“The global economy is slowing down, Europe’s sovereign debt crisis is deepening and the downside risks to the world economy are rising with international demand still slack and global commodities and financial markets continuing to be volatile,” the ministry said in a statement before a briefing in Beijing today.
The Shanghai Composite Index tumbled 1.6 percent as of 2:50 p.m. local time, set for the biggest decline since Jan. 16. Fitch Ratings said today that a “hard landing” for China is a key global risk, after the International Monetary Fund cautioned yesterday that a worsening of Europe’s debt crisis could cut the nation’s growth rate almost in half from a forecast of 8.2 percent for this year.
“China’s industry development is facing an increasingly complex domestic and international environment with increased unstable and uncertain factors,” the ministry said.
Production gains may continue to be relatively rapid for the year as a whole, Zhu Hongren, a spokesman, said at the briefing.

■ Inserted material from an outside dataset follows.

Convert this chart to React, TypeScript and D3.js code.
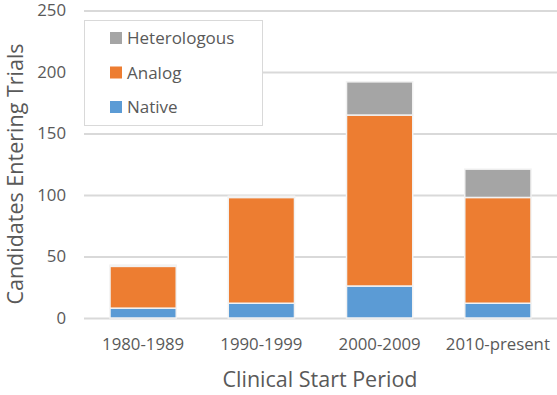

Output grew 13.9 percent in 2011 from the previous year, according to the statistics bureau. The government is targeting an 11 percent increase this year.
The central bank has left benchmark interest rates unchanged for the past seven months, while making a single cut to lenders’ reserve requirements, as the government cools house prices and inflation.
Andrew Colquhoun, the Hong Kong-based head of Asia-Pacific ratings for Fitch Ratings, defined a hard landing as growth “significantly lower” than the rating company’s “base case” of an 8.2 percent expansion in 2012. Colquhoun commented by e- mail, confirming remarks he made earlier in a panel discussion in Hong Kong.